**JOB**. Using the listing below, extract each line that has the word "with" in it.

**SOURCE MATERIAL**.

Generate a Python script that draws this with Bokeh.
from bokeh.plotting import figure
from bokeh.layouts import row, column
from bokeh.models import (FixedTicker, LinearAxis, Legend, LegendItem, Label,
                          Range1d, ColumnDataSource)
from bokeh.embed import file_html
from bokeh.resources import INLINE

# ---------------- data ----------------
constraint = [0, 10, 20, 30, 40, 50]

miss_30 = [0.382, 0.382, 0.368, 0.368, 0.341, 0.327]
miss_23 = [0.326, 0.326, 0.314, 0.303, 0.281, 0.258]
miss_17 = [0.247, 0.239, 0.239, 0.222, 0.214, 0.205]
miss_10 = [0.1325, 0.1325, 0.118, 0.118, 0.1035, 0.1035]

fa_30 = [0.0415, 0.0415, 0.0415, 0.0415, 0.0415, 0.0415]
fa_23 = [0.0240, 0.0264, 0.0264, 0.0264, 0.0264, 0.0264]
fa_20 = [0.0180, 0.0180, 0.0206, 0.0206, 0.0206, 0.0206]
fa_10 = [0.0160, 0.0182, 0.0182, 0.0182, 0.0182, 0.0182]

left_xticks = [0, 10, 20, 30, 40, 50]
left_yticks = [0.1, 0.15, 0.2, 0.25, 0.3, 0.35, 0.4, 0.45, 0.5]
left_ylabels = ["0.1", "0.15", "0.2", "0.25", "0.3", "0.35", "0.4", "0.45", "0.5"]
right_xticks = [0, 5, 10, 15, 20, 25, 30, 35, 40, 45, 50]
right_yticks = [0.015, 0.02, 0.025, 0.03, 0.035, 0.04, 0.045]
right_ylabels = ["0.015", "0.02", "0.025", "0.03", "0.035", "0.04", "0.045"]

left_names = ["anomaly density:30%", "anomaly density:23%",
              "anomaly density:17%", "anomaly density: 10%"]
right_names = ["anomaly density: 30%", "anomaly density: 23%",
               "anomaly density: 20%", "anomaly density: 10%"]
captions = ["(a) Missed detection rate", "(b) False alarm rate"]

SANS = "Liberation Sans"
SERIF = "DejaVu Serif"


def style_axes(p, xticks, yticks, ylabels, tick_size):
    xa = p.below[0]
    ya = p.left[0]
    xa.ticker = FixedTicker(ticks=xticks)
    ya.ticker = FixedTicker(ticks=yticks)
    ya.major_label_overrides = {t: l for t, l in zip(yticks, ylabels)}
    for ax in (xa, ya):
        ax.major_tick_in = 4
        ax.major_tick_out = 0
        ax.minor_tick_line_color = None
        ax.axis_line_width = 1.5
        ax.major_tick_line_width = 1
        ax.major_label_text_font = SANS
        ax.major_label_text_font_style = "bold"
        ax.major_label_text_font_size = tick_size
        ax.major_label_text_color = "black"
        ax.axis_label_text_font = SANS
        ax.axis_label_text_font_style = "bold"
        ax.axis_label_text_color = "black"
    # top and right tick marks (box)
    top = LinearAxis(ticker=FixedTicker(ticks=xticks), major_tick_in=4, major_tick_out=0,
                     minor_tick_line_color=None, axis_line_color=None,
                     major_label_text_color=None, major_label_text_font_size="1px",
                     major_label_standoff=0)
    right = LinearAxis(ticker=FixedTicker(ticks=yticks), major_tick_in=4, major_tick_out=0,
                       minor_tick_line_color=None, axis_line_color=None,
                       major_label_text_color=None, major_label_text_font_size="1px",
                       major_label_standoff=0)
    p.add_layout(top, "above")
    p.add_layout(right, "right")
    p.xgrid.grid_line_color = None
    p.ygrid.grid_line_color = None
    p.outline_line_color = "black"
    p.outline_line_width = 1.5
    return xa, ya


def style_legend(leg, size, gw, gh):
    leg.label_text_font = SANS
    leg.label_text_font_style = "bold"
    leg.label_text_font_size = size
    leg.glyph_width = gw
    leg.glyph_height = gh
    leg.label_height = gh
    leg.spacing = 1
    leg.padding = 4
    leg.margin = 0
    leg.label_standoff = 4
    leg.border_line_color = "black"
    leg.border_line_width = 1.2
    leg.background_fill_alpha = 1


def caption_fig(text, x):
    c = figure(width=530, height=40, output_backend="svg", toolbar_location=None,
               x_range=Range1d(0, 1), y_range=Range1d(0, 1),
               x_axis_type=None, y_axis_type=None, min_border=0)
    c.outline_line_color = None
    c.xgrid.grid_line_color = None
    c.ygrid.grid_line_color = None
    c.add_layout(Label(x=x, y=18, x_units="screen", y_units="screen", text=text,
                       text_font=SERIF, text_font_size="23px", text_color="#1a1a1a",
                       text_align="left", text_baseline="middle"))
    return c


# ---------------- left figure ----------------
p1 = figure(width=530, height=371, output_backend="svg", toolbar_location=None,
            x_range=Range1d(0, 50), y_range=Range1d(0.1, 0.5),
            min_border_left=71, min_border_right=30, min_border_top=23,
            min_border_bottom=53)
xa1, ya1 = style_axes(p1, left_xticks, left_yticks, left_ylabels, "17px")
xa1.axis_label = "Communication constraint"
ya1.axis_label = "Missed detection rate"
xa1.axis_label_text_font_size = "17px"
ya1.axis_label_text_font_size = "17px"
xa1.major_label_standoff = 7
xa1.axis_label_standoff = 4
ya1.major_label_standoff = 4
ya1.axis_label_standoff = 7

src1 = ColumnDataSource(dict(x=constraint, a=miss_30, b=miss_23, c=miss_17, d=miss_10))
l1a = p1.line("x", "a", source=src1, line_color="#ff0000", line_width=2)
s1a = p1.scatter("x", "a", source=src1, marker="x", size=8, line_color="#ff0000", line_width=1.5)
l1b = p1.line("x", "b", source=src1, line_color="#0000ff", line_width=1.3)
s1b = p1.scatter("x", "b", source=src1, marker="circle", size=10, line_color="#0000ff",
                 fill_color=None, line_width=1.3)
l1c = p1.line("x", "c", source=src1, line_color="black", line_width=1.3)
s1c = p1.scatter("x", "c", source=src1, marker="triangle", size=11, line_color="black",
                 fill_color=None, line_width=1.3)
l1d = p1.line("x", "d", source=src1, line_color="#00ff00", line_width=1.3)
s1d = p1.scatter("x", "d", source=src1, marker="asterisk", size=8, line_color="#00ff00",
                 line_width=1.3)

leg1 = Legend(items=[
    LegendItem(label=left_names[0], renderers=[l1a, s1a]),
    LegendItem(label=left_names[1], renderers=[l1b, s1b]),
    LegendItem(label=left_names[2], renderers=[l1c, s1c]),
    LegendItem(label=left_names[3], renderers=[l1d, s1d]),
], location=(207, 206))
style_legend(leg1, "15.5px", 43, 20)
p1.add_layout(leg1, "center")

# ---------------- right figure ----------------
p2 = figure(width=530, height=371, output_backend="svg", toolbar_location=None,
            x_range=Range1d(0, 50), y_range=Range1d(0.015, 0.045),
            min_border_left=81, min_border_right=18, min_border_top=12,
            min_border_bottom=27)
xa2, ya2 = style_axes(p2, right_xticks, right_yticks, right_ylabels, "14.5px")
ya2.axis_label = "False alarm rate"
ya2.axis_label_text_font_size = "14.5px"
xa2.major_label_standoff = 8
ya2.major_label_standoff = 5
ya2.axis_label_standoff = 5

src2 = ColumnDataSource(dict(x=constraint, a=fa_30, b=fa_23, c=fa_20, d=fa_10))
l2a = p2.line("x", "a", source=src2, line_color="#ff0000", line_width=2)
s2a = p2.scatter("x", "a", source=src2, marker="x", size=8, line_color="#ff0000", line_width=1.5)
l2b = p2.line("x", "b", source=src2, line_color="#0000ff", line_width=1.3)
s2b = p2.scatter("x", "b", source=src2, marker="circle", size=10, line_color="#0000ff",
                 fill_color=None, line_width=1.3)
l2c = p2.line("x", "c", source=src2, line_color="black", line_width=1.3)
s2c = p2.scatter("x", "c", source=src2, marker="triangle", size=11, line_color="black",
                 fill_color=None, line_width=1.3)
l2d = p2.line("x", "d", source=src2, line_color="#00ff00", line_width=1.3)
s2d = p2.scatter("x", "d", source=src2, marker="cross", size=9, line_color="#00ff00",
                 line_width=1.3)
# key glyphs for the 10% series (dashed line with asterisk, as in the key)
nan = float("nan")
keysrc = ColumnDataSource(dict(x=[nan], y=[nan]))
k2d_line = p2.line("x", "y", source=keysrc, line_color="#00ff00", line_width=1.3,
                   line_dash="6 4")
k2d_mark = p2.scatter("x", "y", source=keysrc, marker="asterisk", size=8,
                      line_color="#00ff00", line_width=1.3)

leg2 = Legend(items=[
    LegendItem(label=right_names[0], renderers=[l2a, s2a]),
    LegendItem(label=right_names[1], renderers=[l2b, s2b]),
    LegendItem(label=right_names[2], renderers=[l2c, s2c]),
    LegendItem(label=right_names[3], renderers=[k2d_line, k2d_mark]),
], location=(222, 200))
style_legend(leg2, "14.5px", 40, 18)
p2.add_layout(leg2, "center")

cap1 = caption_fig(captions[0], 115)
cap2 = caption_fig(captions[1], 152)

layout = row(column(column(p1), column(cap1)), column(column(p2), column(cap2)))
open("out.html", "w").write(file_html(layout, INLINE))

**TASK OUTPUT**.
Generate a Python script that draws this with Bokeh.
# key glyphs for the 10% series (dashed line with asterisk, as in the key)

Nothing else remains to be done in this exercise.